Angels Fazit lautet: «Wir können nicht einfach Räume überrennen, nur weil wir akzeptiert werden wollen. Wir müssen auch Räume und Bereiche respektieren, die bereits besetzt sind. Lebt miteinander in den Männerräumen und erfahrt, wie die Akzeptanz und Liebe von Männern euch überwältigen wird. Ich bekomme täglich so viel Liebe von Männern, und ich glaube, das liegt daran, dass ich diese Räume respektiere. Lebe dein Leben. Finde dein Ziel und deine Berufung [purpose]. Du hast eins. Und das Leben wird dich umarmen.»

Verrohte Gesprächskultur und Wille zum Missverständnis Unterschrieben sind diese Zeilen mit dem Begriff «Tranpa», was so viel heisst wie «trans Grossvater» und auf den Altersunterschied zwischen Buck Angel und vielen heutigen trans Aktivist*innen verweist, die völlig anders sozialisiert wurden und vielleicht deshalb anders agieren.

Die Diskussion wird alle innerhalb und ausserhalb der LGBTIQ-Community sicher noch lange begleiten. Ob die «verrohte Gesprächskultur» und der «Wille zum Missverständnis» dabei auch ein Dauerzustand bleiben werden, muss sich zeigen. Arnd Pollmann meinte unlängst im Deutschlandfunk: «Aufbauschen, skandalisieren, beschimpfen: Unsere Gesprächskultur verkommt immer öfter zu strategischer Kommunikation.
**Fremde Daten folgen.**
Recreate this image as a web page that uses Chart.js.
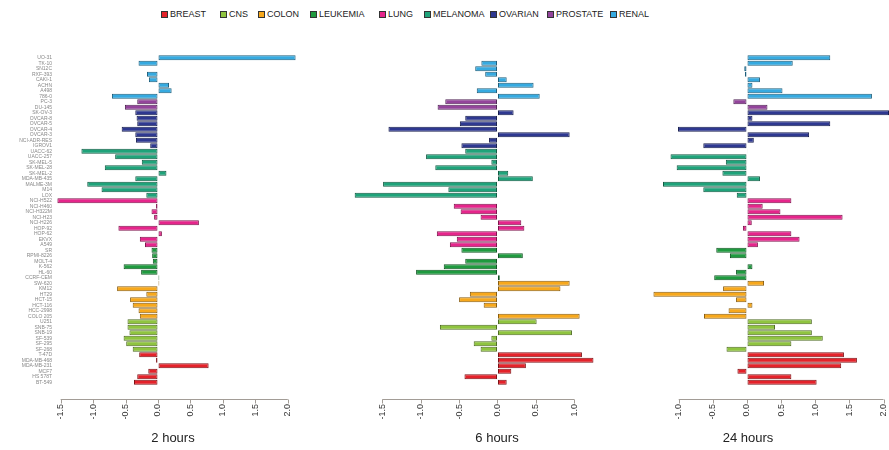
<!DOCTYPE html>
<html>
<head>
<meta charset="utf-8">
<script src="https://cdn.jsdelivr.net/npm/chart.js@4.4.1/dist/chart.umd.min.js"></script>
<style>
html,body{margin:0;padding:0;background:#fff;}
body{width:889px;height:450px;position:relative;overflow:hidden;font-family:"Liberation Sans",Arial,sans-serif;}
.cw{position:absolute;top:0;height:450px;}
.li{position:absolute;top:9px;height:10px;line-height:10px;font-size:9px;color:#222;white-space:nowrap;}
.sw{position:absolute;top:1.5px;width:5px;height:5px;border:1px solid #333;}
.pt{position:absolute;top:430px;font-size:13px;color:#222;transform:translateX(-50%);white-space:nowrap;}
</style>
</head>
<body>
<div id="legend"></div>
<div class="cw" style="left:0;width:300px;"><canvas id="c1"></canvas></div>
<div class="cw" style="left:340px;width:270px;"><canvas id="c2"></canvas></div>
<div class="cw" style="left:640px;width:249px;"><canvas id="c3"></canvas></div>
<div class="pt" style="left:173px;">2 hours</div>
<div class="pt" style="left:497px;">6 hours</div>
<div class="pt" style="left:748px;">24 hours</div>
<script>
// ---------- DATA ----------
const panels = ['BREAST','CNS','COLON','LEUKEMIA','LUNG','MELANOMA','OVARIAN','PROSTATE','RENAL'];

const cellLines = ['UO-31','TK-10','SN12C','RXF-393','CAKI-1','ACHN','A498','786-0',
 'PC-3','DU-145',
 'SK-OV-3','OVCAR-8','OVCAR-5','OVCAR-4','OVCAR-3','NCI-ADR-RES','IGROV1',
 'UACC-62','UACC-257','SK-MEL-5','SK-MEL-28','SK-MEL-2','MDA-MB-435','MALME-3M','M14','LOX',
 'NCI-H522','NCI-H460','NCI-H322M','NCI-H23','NCI-H226','HOP-92','HOP-62','EKVX','A549',
 'SR','RPMI-8226','MOLT-4','K-562','HL-60','CCRF-CEM',
 'SW-620','KM12','HT29','HCT-15','HCT-116','HCC-2998','COLO 205',
 'U251','SNB-75','SNB-19','SF-539','SF-295','SF-268',
 'T-47D','MDA-MB-468','MDA-MB-231','MCF7','HS 578T','BT-549'];

const cellPanel = ['RENAL','RENAL','RENAL','RENAL','RENAL','RENAL','RENAL','RENAL',
 'PROSTATE','PROSTATE',
 'OVARIAN','OVARIAN','OVARIAN','OVARIAN','OVARIAN','OVARIAN','OVARIAN',
 'MELANOMA','MELANOMA','MELANOMA','MELANOMA','MELANOMA','MELANOMA','MELANOMA','MELANOMA','MELANOMA',
 'LUNG','LUNG','LUNG','LUNG','LUNG','LUNG','LUNG','LUNG','LUNG',
 'LEUKEMIA','LEUKEMIA','LEUKEMIA','LEUKEMIA','LEUKEMIA','LEUKEMIA',
 'COLON','COLON','COLON','COLON','COLON','COLON','COLON',
 'CNS','CNS','CNS','CNS','CNS','CNS',
 'BREAST','BREAST','BREAST','BREAST','BREAST','BREAST'];

const values2h = [2.12,-0.30,0.00,-0.17,-0.14,0.17,0.21,-0.71,
 -0.32,-0.51,
 -0.35,-0.33,-0.32,-0.56,-0.35,-0.34,-0.12,
 -1.18,-0.66,-0.25,-0.82,0.13,-0.35,-1.09,-0.87,-0.18,
 -1.55,-0.03,-0.10,-0.06,0.63,-0.61,0.06,-0.28,-0.20,
 -0.10,-0.09,-0.08,-0.53,-0.26,0.02,
 0.02,-0.63,-0.18,-0.43,-0.39,-0.30,-0.28,
 -0.47,-0.47,-0.44,-0.53,-0.49,-0.39,
 -0.29,-0.03,0.78,-0.15,-0.32,-0.37];

const values6h = [0.00,-0.21,-0.29,-0.16,0.12,0.47,-0.27,0.55,
 -0.68,-0.78,
 0.21,-0.42,-0.49,-1.42,0.94,-0.11,-0.47,
 -0.42,-0.93,-0.08,-0.81,0.14,0.46,-1.49,-0.64,-1.86,
 0.00,-0.57,-0.48,-0.22,0.31,0.35,-0.79,-0.53,-0.62,
 -0.47,0.33,-0.42,-0.70,-1.06,0.03,
 0.94,0.82,-0.36,-0.50,-0.18,0.01,1.07,
 0.51,-0.75,0.97,-0.08,-0.31,-0.22,
 1.10,1.25,0.37,0.18,-0.43,0.12];

const values24h = [1.22,0.67,-0.04,-0.03,0.19,0.08,0.52,1.83,
 -0.20,0.30,
 2.08,0.08,1.22,-1.01,0.91,0.10,-0.64,
 0.01,-1.12,-0.31,-1.03,-0.36,0.19,-1.23,-0.64,-0.15,
 0.65,0.23,0.49,1.40,0.07,-0.06,0.65,0.77,0.16,
 -0.45,-0.25,0.00,0.08,-0.16,-0.48,
 0.25,-0.35,-1.37,-0.16,0.08,-0.27,-0.63,
 0.95,0.41,0.95,1.11,0.65,-0.30,
 1.42,1.61,1.38,-0.14,0.65,1.02];

const ticks2h  = [-1.5,-1.0,-0.5,0.0,0.5,1.0,1.5,2.0];
const ticks6h  = [-1.5,-1.0,-0.5,0.0,0.5,1.0];
const ticks24h = [-1.0,-0.5,0.0,0.5,1.0,1.5,2.0];

// ---------- STYLE ----------
const panelColors = {
  BREAST:'#e4222a', CNS:'#8fc43f', COLON:'#f7a81c', LEUKEMIA:'#1f9a3f', LUNG:'#e5258b',
  MELANOMA:'#1fa37a', OVARIAN:'#2e3890', PROSTATE:'#93449b', RENAL:'#36aae0'
};
function darker(hex, f){
  const n = parseInt(hex.slice(1),16);
  const r = Math.round(((n>>16)&255)*f), g = Math.round(((n>>8)&255)*f), b = Math.round((n&255)*f);
  return 'rgb('+r+','+g+','+b+')';
}
const fills = cellPanel.map(p => panelColors[p]);
const borders = cellPanel.map(p => darker(panelColors[p], 0.55));

// legend
const legendX = {BREAST:161,CNS:220,COLON:258,LEUKEMIA:310,LUNG:379,MELANOMA:424,OVARIAN:490,PROSTATE:547,RENAL:610};
const lg = document.getElementById('legend');
panels.forEach(p => {
  const d = document.createElement('div');
  d.className = 'li';
  d.style.left = legendX[p] + 'px';
  d.style.paddingLeft = '9px';
  const s = document.createElement('span');
  s.className = 'sw';
  s.style.left = '0px';
  s.style.background = panelColors[p];
  d.appendChild(s);
  d.appendChild(document.createTextNode(p));
  lg.appendChild(d);
});

const axisLine = {
  id: 'axisLine',
  afterDraw(chart){
    const xs = chart.scales.x, ctx = chart.ctx;
    const vals = xs.ticks.map(t => t.value);
    const y = Math.round(chart.chartArea.bottom + 14) + 0.5;
    ctx.save();
    ctx.strokeStyle = '#a29c96';
    ctx.lineWidth = 1;
    ctx.beginPath();
    ctx.moveTo(xs.getPixelForValue(vals[0]), y);
    ctx.lineTo(xs.getPixelForValue(vals[vals.length-1]), y);
    vals.forEach(v => {
      const px = Math.round(xs.getPixelForValue(v)) + 0.5;
      ctx.moveTo(px, y); ctx.lineTo(px, y + 4);
    });
    ctx.stroke();
    ctx.restore();
  }
};

function makeChart(id, values, tickVals, min, max, padL, padR, showY){
  return new Chart(document.getElementById(id), {
    type: 'bar',
    data: {
      labels: cellLines,
      datasets: [{
        data: values,
        backgroundColor: fills,
        borderColor: borders,
        borderWidth: 1,
        borderSkipped: false,
        barPercentage: 0.92,
        categoryPercentage: 1.0
      }]
    },
    options: {
      indexAxis: 'y',
      responsive: true,
      maintainAspectRatio: false,
      animation: false,
      layout: { padding: { left: padL, right: padR, top: 55, bottom: 0 } },
      plugins: { legend: { display: false }, tooltip: { enabled: false } },
      scales: {
        x: {
          type: 'linear',
          min: min, max: max,
          grid: { display: true, drawOnChartArea: false, drawTicks: true, tickLength: 16, color: 'rgba(0,0,0,0)' },
          border: { display: false },
          afterBuildTicks: s => { s.ticks = tickVals.map(v => ({ value: v })); },
          afterFit: s => { s.height = 65; s.paddingLeft = 0; s.paddingRight = 0; },
          ticks: {
            autoSkip: false, minRotation: 90, maxRotation: 90, padding: 3,
            color: '#333', font: { family: '"Liberation Sans", Arial, sans-serif', size: 9 },
            callback: v => Number(v).toFixed(1)
          }
        },
        y: {
          display: showY,
          grid: { display: false, drawTicks: false },
          border: { display: false },
          afterFit: s => { if (showY) { s.width = 55; } s.paddingTop = 0; s.paddingBottom = 0; },
          ticks: {
            autoSkip: false, padding: 3, color: '#888',
            font: { family: '"Liberation Sans", Arial, sans-serif', size: 5 }
          }
        }
      }
    },
    plugins: [axisLine]
  });
}

makeChart('c1', values2h, ticks2h, -1.587, 2.157, 0, 2, true);
makeChart('c2', values6h, ticks6h, -1.9, 1.3, 11.6, 12.7, false);
makeChart('c3', values24h, ticks24h, -1.4, 2.08, 11.4, 0, false);
</script>
</body>
</html>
Das funktioniert, indem gezieltes Falschverstehen zur Taktik wird.»

Der Twitter Modus Vivendi sei demnach, alles überzuinterpretieren: «Die attackierte Position wird bis zur Unkenntlichkeit überzeichnet, um sie nicht mehr ernst nehmen zu müssen. Und die Frage steht im Raum: Wer will mit solchen Typen noch irgendetwas zu tun haben?»

Pollmann spricht von einem «verweigerten Verstehen», das «freudlos und verbissen» sei. Gegen diese Freudlosigkeit und Verbissenheit wendet sich Buck Angel sehr deutlich. Aber sein Aufruf zu Respekt und zum Respektieren der Räume (und Positionen) anderer scheint fast wie aus der Zeit gefallen.

Steuern wir auf den Abgrund zu? Auf Twitter schrieb Buck Angel zum aktuellen Status quo: «Sie haben die Stimmen der meisten Menschen inzwischen ausgeschlossen, indem sie eine Cancel Culture errichtet haben. Das ist alles geplant. Jetzt haben Menschen Angst, ihren Job zu verlieren. Es wird nicht weiter geforscht, weil man Angst haben muss, als transphob bezeichnet zu werden. Wache auf, Welt. Kämpfe dagegen an oder wir steuern alle auf den Abgrund zu [we are doomed]!»

Ob das nur eine weitere Verschwörungstheorie ist oder ein Kassandra-Ruf, der ernst zu nehmen ist?